The working man often didn't get time off for a proper meal at lunchtime you see, and so by the time he got home he was starving, so he was treated to pies and suchlike which he ate at the table - also higher than sitting in a chair and being served by the butler. We used to have high tea when we got home from school I remember. This usually consisted of bread and butter and something like baked beans on toast. I think that's right. Maybe my lovely sister will correct me. I think my grandmother used to offer shrimps at this time.

High tea is not a party though. It's a meal - one of the many in the English day. Afternoon tea on the other hand, as it developed became more of a party, although it did start out as a meal - specifically a meal to reduce the hunger pangs of the Duchess of Bedford in the 1840s, who found that it was too long between an early lunch and dinner at 8.00 to go without food. So she had some bread and butter (maybe the recently invented sandwiches), and cake and some tea brought to her room every afternoon around 4 or 5 o'clock.

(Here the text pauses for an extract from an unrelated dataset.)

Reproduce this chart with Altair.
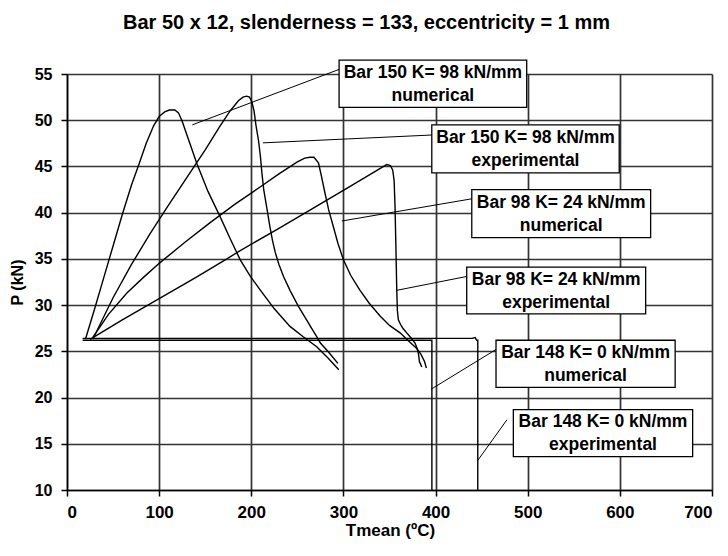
import altair as alt
import pandas as pd

# ---- curve data (Tmean in degC, P in kN) ----
b150_num_T = [20, 30, 40, 50, 60, 70, 78, 86, 94, 100, 106, 111, 117, 121, 125, 133, 141, 153, 166, 177, 188, 199, 210, 225, 242, 256, 271, 283, 295]
b150_num_P = [26.3, 29.6, 33.0, 36.4, 39.8, 43.0, 45.2, 47.5, 49.4, 50.4, 50.9, 51.1, 51.1, 50.8, 49.9, 47.6, 45.3, 42.3, 39.6, 37.2, 34.9, 33.1, 31.6, 29.6, 27.7, 26.6, 25.5, 24.3, 23.0]

b150_exp_T = [28, 50, 70, 90, 110, 130, 150, 165, 177, 186, 191, 195, 198, 200.6, 203, 205, 208, 210, 211.5, 213.5, 216.9, 220, 223, 226, 230, 235, 242, 251, 260, 266, 271, 275, 284, 294]
b150_exp_P = [26.3, 30.8, 34.4, 37.7, 40.8, 43.8, 46.8, 49.2, 51.0, 52.1, 52.5, 52.6, 52.5, 52.0, 51.0, 49.5, 47.7, 46.0, 44.3, 42.5, 40.5, 38.6, 37.0, 35.7, 34.4, 33.1, 31.6, 29.9, 28.4, 27.4, 26.6, 25.9, 24.9, 23.7]

b98_num_T = [28, 45, 65, 83, 101, 128, 155, 182, 210, 230, 250, 258, 263.8, 268, 272.9, 276, 280, 284, 289, 294, 300, 308, 318, 328, 340, 350, 361.5, 371, 379.6, 384, 388, 390]
b98_num_P = [26.5, 29.0, 31.3, 33.0, 34.6, 36.8, 38.9, 40.9, 42.8, 44.2, 45.5, 45.9, 46.0, 46.0, 45.4, 44.0, 42.1, 40.3, 38.5, 36.7, 34.9, 33.2, 31.6, 30.2, 28.8, 27.8, 27.0, 26.1, 25.3, 24.7, 23.9, 23.2]

b98_exp_T = [25, 60, 100, 140, 173.5, 188, 230, 271, 305, 330, 340, 347, 351, 353.5, 355, 356, 356.8, 357.5, 357.9, 358.5, 359.6, 362, 364.5, 368.7, 373, 377.7, 380, 381.5, 382.5, 385]
b98_exp_P = [26.3, 28.4, 30.7, 33.0, 35.0, 35.9, 38.3, 40.7, 42.7, 44.2, 44.8, 45.2, 45.1, 44.6, 43.5, 40.7, 37.0, 33.5, 31.6, 29.5, 28.4, 27.9, 27.5, 27.0, 26.5, 25.9, 25.3, 24.7, 23.9, 23.3]

b148_num_T = [17, 200, 396, 396]
b148_num_P = [26.2, 26.2, 26.2, 10.0]

b148_exp_T = [17, 250, 439.7, 443, 444.6, 445.8, 445.8]
b148_exp_P = [26.4, 26.4, 26.4, 26.5, 26.2, 26.2, 10.0]

series_names = ["Bar 150 num", "Bar 150 exp", "Bar 98 num", "Bar 98 exp", "Bar 148 num", "Bar 148 exp"]
series_T = [b150_num_T, b150_exp_T, b98_num_T, b98_exp_T, b148_num_T, b148_exp_T]
series_P = [b150_num_P, b150_exp_P, b98_num_P, b98_exp_P, b148_num_P, b148_exp_P]

# ---- annotation boxes (data coords) ----
box_line1 = ["Bar 150 K= 98 kN/mm", "Bar 150 K= 98 kN/mm", "Bar 98 K= 24 kN/mm",
             "Bar 98 K= 24 kN/mm", "Bar 148 K= 0 kN/mm", "Bar 148 K= 0 kN/mm"]
box_line2 = ["numerical", "experimental", "numerical", "experimental", "numerical", "experimental"]
box_x1 = [295.3, 395.9, 439.3, 433.8, 465.6, 484.4]
box_x2 = [498.9, 599.3, 633.4, 628.0, 660.0, 679.0]
box_y1 = [56.5, 49.5, 42.5, 34.1, 26.2, 18.7]
box_y2 = [51.4, 44.3, 37.3, 29.05, 21.1, 13.6]

# leader lines: from curve point to box
lead_x1 = [136.0, 212.6, 298.3, 357.9, 395.1, 445.8]
lead_y1 = [49.5, 47.55, 39.1, 31.6, 20.9, 13.2]
lead_x2 = [295.3, 395.9, 439.3, 433.8, 465.6, 477.5]
lead_y2 = [55.5, 48.4, 41.5, 33.1, 25.2, 17.6]

rows = []
for name, Ts, Ps in zip(series_names, series_T, series_P):
    for i, (t, p) in enumerate(zip(Ts, Ps)):
        rows.append({"series": name, "T": t, "P": p, "idx": i})
df = pd.DataFrame(rows)

boxes = pd.DataFrame({
    "l1": box_line1, "l2": box_line2,
    "x1": box_x1, "x2": box_x2, "y1": box_y1, "y2": box_y2,
})
boxes["xc"] = (boxes.x1 + boxes.x2) / 2
boxes["yc"] = (boxes.y1 + boxes.y2) / 2

leads = pd.DataFrame({"x1": lead_x1, "y1": lead_y1, "x2": lead_x2, "y2": lead_y2})

FONT = "Liberation Sans"
xs = alt.Scale(domain=[0, 700], nice=False, zero=False)
ys = alt.Scale(domain=[10, 55], nice=False, zero=False)
x_axis = alt.Axis(values=list(range(0, 701, 100)), title="Tmean (ºC)",
                  labelFontSize=17, labelPadding=8, titleFontSize=17,
                  titleX=323, titleY=40, titleBaseline="middle", titleAlign="center")
y_axis = alt.Axis(values=list(range(10, 56, 5)), title="P (kN)",
                  labelFontSize=16, labelPadding=9, titleFontSize=16,
                  titleX=-50, titleY=208, titleBaseline="middle", titleAlign="center",
                  titleAngle=-90)


def X(f):
    return alt.X(f, scale=xs, axis=x_axis)


def Y(f):
    return alt.Y(f, scale=ys, axis=y_axis)


lines = alt.Chart(df).mark_line(color="black", strokeWidth=1.4).encode(
    x=X("T:Q"), y=Y("P:Q"), detail="series:N", order="idx:Q",
)

rules = alt.Chart(leads).mark_rule(color="black", strokeWidth=1).encode(
    x=X("x1:Q"), y=Y("y1:Q"), x2="x2:Q", y2="y2:Q",
)

rects = alt.Chart(boxes).mark_rect(fill="white", stroke="black", strokeWidth=1.3).encode(
    x=X("x1:Q"), x2="x2:Q", y=Y("y1:Q"), y2="y2:Q",
)

txt_kw = dict(font=FONT, fontSize=17.5, fontWeight="bold", color="black",
              align="center", baseline="middle")
text1 = alt.Chart(boxes).mark_text(dy=-11, **txt_kw).encode(
    x=X("xc:Q"), y=Y("yc:Q"), text="l1:N",
)
text2 = alt.Chart(boxes).mark_text(dy=12, **txt_kw).encode(
    x=X("xc:Q"), y=Y("yc:Q"), text="l2:N",
)

chart = alt.layer(lines, rules, rects, text1, text2).properties(
    width=645, height=416,
    autosize=alt.AutoSizeParams(type="none"),
    padding={"left": 67, "top": 74, "right": 16, "bottom": 66},
    title=alt.TitleParams(
        "Bar 50 x 12, slenderness = 133, eccentricity = 1 mm",
        font=FONT, fontSize=20, fontWeight="bold", color="black",
        anchor="middle", dx=-23, offset=26,
    ),
).configure_view(stroke=None).configure_axis(
    labelFont=FONT, labelFontWeight="bold", labelColor="black",
    titleFont=FONT, titleFontWeight="bold", titleColor="black",
    domainColor="black", domainWidth=1.5, tickColor="black", tickWidth=1.5, tickSize=6,
    gridColor="#333333", gridWidth=1.7, gridOpacity=1,
)

chart.save("out.html", embed_options={"renderer": "svg", "actions": False})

She soon began inviting friends and the fashion rapidly spread.

Initially it was not as elaborate as it later became. Mrs. Beeton, writing later in the 19th century decreed:

"Afternoon tea should be provided, fresh supplies, with thin bread-and-butter, fancy pastries, cakes, etc., being brought in as other guests arrive." Isabella Beeton

Mind you she doesn't really specify what those fresh supplies might be. In any event it rapidly became a proper party - albeit a party that may have happened on a daily basis. Both at home and in the newly flourishing tea rooms. For tea became cheaper and within the reach of just about everyone.

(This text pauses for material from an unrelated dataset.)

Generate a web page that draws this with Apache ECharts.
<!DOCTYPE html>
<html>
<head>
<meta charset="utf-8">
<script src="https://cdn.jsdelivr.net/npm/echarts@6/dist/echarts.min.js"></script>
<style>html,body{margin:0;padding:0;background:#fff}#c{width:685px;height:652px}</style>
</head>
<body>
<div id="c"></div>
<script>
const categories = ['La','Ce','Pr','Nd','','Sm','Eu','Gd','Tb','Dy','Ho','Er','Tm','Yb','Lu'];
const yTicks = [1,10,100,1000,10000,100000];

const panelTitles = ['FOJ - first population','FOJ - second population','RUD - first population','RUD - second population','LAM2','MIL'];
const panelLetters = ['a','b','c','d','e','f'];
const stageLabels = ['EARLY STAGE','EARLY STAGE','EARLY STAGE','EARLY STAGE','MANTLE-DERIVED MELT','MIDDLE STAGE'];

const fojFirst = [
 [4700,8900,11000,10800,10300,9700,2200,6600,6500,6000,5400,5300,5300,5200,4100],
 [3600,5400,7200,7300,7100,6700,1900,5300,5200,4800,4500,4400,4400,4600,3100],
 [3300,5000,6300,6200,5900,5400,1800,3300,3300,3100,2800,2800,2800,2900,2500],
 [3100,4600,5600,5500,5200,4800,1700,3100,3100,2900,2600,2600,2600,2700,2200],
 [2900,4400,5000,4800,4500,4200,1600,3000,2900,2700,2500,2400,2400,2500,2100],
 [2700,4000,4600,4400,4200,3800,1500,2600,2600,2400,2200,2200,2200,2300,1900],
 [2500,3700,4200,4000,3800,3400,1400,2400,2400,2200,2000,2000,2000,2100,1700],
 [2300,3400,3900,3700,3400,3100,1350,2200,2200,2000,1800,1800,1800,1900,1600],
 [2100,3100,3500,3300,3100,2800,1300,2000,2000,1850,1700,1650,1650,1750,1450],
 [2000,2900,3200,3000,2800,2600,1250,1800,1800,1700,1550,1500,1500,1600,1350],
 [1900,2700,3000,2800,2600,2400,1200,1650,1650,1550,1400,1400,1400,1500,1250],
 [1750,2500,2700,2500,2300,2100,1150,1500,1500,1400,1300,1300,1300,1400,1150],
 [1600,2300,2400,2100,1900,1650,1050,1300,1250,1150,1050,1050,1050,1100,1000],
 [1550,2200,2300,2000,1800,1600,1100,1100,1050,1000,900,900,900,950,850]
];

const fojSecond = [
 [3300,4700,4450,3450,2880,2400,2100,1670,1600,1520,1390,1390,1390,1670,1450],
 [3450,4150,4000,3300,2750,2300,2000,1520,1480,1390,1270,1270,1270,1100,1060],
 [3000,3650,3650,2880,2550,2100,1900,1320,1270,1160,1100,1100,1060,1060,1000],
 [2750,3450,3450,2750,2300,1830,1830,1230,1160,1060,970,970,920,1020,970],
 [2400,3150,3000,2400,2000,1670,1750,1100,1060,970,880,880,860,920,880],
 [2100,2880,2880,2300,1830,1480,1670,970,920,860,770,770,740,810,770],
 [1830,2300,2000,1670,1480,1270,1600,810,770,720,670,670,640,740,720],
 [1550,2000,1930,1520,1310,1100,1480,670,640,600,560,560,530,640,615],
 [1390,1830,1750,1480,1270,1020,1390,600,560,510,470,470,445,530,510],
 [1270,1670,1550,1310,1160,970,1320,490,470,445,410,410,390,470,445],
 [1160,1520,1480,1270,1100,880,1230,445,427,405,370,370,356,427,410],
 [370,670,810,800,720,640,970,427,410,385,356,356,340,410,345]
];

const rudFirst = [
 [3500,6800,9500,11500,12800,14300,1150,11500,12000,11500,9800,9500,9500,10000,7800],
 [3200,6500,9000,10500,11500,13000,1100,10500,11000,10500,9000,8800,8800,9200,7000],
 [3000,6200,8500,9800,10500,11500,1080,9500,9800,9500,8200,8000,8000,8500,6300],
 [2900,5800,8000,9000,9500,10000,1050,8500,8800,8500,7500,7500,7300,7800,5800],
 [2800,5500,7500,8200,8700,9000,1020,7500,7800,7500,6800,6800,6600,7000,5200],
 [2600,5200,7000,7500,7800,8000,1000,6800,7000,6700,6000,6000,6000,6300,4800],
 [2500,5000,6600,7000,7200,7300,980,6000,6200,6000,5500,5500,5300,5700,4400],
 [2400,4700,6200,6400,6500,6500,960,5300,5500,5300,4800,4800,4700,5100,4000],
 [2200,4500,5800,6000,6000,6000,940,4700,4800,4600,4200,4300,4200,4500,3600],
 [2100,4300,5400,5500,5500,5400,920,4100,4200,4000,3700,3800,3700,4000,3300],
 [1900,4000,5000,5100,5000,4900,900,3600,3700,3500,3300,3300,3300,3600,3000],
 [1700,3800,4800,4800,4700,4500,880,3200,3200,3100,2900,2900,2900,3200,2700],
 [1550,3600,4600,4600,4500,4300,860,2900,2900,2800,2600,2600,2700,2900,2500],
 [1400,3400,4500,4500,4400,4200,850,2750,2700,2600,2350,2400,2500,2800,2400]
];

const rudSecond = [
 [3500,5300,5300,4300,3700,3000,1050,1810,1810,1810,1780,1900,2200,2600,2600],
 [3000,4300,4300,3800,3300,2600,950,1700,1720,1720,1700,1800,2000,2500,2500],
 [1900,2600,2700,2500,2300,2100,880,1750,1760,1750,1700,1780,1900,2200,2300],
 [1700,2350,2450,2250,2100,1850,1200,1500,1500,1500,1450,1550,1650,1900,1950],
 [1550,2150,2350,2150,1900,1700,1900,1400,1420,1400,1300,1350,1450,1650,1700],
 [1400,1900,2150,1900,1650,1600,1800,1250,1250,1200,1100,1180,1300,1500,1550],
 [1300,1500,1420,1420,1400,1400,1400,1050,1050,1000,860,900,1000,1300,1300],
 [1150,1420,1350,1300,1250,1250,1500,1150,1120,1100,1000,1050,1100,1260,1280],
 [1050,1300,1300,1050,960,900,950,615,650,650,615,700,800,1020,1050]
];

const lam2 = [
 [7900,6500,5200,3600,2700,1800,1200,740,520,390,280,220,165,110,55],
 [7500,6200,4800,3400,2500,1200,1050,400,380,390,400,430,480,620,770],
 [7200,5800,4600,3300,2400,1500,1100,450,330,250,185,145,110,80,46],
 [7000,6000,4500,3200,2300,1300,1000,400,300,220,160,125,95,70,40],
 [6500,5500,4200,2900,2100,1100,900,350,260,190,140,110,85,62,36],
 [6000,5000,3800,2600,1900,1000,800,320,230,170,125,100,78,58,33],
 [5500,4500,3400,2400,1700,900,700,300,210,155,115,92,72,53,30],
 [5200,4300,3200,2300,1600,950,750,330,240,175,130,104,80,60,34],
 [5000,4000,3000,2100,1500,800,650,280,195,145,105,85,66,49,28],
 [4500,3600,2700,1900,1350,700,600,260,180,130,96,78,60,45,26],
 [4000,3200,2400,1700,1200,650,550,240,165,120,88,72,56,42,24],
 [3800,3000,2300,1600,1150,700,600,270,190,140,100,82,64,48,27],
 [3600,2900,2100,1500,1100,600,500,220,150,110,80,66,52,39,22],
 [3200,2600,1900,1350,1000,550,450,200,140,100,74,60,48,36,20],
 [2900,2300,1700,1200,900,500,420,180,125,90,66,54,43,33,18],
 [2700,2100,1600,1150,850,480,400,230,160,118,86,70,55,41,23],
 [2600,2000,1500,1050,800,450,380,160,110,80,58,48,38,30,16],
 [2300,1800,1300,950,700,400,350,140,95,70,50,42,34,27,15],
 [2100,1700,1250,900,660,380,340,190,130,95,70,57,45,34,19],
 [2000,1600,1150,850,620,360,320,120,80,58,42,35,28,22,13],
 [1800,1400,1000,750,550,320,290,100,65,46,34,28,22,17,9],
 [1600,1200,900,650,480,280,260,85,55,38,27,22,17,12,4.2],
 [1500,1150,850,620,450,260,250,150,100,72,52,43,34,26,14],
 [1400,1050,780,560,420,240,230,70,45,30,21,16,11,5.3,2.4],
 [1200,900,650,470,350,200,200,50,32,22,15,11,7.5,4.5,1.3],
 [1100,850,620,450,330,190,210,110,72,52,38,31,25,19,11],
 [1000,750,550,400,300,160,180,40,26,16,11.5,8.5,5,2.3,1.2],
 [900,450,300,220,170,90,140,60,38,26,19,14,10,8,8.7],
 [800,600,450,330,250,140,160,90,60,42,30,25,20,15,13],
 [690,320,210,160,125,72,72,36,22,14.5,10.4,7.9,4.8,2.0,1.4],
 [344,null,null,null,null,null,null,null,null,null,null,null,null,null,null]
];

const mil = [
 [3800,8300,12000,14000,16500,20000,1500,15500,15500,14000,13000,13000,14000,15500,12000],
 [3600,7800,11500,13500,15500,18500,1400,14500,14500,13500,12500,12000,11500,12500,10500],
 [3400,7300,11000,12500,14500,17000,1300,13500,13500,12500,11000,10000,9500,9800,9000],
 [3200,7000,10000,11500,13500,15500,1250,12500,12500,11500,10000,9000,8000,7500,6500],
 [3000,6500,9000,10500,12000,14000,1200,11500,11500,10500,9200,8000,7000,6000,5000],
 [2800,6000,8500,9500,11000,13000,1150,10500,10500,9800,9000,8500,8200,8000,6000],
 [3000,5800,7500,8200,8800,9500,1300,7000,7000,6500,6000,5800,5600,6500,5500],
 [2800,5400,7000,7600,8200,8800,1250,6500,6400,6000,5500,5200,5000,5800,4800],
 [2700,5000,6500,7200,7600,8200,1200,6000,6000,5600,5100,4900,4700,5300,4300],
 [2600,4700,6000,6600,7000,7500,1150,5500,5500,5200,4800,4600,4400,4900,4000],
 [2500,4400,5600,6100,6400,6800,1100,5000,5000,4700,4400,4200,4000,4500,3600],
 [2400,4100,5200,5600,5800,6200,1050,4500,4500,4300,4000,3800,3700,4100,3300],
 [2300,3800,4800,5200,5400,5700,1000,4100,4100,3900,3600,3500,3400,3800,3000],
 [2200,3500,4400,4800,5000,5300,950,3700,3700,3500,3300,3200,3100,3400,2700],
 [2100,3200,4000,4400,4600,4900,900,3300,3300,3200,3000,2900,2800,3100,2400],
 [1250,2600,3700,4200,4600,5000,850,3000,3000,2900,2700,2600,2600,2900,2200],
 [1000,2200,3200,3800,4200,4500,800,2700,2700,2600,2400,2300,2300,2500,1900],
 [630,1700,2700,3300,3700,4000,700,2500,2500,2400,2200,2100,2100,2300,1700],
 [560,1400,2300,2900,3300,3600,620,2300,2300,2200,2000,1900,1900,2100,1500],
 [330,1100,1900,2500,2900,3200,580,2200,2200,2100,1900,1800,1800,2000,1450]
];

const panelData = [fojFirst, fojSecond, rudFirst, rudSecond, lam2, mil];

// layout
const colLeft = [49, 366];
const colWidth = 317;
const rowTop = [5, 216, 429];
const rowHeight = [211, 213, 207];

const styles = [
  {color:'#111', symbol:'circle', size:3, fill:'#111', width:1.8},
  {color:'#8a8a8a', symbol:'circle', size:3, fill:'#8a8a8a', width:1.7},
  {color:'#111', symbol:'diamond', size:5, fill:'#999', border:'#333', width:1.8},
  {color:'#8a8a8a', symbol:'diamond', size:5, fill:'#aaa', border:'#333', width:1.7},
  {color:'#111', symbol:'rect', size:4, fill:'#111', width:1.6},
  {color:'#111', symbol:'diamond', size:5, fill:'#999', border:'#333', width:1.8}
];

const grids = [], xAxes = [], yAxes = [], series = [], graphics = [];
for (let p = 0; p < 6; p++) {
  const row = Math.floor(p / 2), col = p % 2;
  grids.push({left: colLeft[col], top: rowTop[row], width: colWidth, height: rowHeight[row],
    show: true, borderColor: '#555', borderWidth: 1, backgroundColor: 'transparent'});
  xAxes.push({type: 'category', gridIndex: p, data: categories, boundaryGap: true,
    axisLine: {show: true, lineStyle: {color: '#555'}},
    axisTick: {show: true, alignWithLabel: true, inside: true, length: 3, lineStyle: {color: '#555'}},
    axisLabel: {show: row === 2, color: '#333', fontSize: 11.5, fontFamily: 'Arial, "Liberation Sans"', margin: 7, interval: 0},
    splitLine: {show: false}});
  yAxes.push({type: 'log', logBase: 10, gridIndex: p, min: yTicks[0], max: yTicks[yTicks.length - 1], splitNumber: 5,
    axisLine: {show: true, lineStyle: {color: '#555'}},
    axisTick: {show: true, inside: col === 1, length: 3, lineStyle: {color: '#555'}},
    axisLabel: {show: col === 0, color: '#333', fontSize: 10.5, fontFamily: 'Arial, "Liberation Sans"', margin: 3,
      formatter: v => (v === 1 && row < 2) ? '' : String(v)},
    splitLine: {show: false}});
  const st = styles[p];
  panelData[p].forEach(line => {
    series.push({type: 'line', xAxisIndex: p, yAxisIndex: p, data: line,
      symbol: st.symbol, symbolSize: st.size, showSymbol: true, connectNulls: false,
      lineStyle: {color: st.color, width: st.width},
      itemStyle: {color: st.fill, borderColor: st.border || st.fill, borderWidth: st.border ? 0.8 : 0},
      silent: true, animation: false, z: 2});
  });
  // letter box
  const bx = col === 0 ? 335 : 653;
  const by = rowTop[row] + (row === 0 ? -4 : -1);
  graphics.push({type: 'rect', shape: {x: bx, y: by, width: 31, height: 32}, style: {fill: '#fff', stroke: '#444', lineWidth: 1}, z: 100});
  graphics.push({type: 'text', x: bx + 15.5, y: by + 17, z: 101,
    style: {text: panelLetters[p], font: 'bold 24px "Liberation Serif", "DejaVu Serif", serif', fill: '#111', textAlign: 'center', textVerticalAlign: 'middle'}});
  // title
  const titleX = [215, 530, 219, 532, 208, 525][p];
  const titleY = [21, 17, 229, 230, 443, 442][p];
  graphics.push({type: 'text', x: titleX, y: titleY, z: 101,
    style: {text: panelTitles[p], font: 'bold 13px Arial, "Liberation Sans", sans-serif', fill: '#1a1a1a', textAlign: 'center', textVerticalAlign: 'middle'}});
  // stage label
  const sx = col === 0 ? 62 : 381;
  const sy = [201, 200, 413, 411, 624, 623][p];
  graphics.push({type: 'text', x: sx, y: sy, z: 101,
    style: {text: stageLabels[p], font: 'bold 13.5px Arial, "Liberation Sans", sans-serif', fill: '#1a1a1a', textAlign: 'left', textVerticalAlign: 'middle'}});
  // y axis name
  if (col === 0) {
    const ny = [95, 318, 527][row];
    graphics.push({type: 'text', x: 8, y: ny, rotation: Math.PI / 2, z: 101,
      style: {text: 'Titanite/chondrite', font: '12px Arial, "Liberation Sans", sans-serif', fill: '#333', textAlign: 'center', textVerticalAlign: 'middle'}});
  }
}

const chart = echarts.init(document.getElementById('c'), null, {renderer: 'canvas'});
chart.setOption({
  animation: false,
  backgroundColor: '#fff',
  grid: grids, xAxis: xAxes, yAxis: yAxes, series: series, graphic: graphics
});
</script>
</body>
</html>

And it wasn't just for women. Men came too and if they didn't conform to the proper etiquette - holding the cup the wrong way for example - it could mean being crossed off the list as a suitable suitor.

Or children's birthday parties were sort of tea parties - including the tea - which I used to dread, because I didn't, still don't, like tea, but had to drink it out of politeness. And tea parties were such a delight and so special that small children used to play at tea parties - I'm sure they still do as one of their 'pretend' kind of games.

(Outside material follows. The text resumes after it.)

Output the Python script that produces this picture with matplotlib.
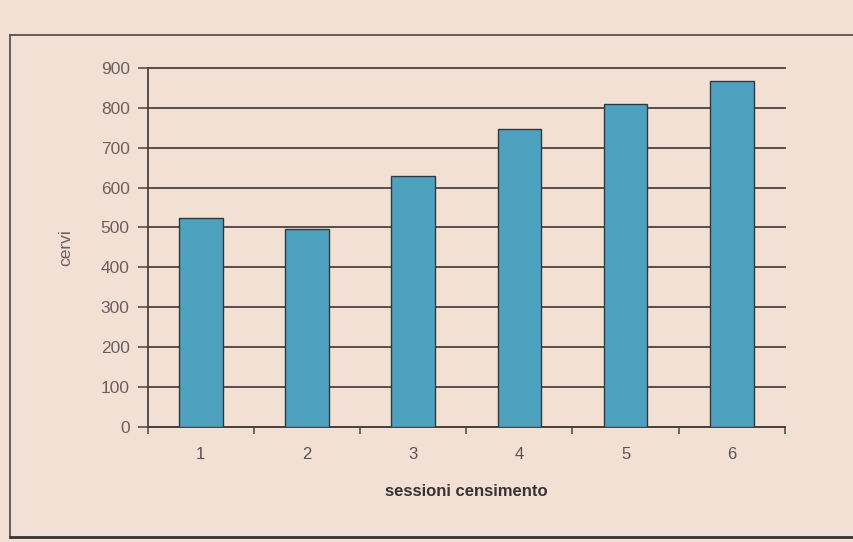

Tea parties after all are not just about the food. They are social occasions. A time to exchange gossip, to relax away from the toils of everyday life, and to just chill out. Although you would have to wonder if all the etiquette involved didn't put a bit of stress into the occasion for some.

When I was looking for pictures for tea parties, I found that most of them were of outdoor parties - even the fictional ones, such as the Mad Hatter's Tea Party and Christopher Robin's birthday party for Pooh.

So when I found this quote I thought it was really quite apt.

"Tea to the English is really a picnic indoors." Alice Walker

Well the weather is not really up to outdoor tea parties as often in England as it is here. And there is something similar to a picnic in a tea party, but the picnic doesn't tend to have the bone china, or the silver service and the doilies does it?

Sometimes it's not even a party in the sense that people have been invited, it's just something that one does at a certain time in the day - most likely around 3 or 4 o'clock I think. A time out. Me time.

“There are few hours in life more agreeable than the hour dedicated to the ceremony known as afternoon tea.” Henry James

And it doesn't have to be elaborate. And indeed these days, it often isn't - a cup of tea and a biscuit - or here in Australia - a vanilla slice.

I was going to digress into the Boston Tea Party and the current political faction called The Tea Party, but I won't. I am running out of time and besides those are both very depressing. Afternoon tea is a romantic and comforting thing. A wonderful thing indeed. I should start making scones and cup cakes and stop for a cup of tea - no coffee in my case - and a bite of something sweet in the afternoon. Or I should just invite all my friends around for a proper afternoon tea party. But I think I'll wait until the miserable weather has gone.

"In nothing more is the English genius for domesticity more notably declared than in the institution of this festival-almost one may call it-of afternoon tea...the mere chink of cups and saucers tunes the mind to happy repose."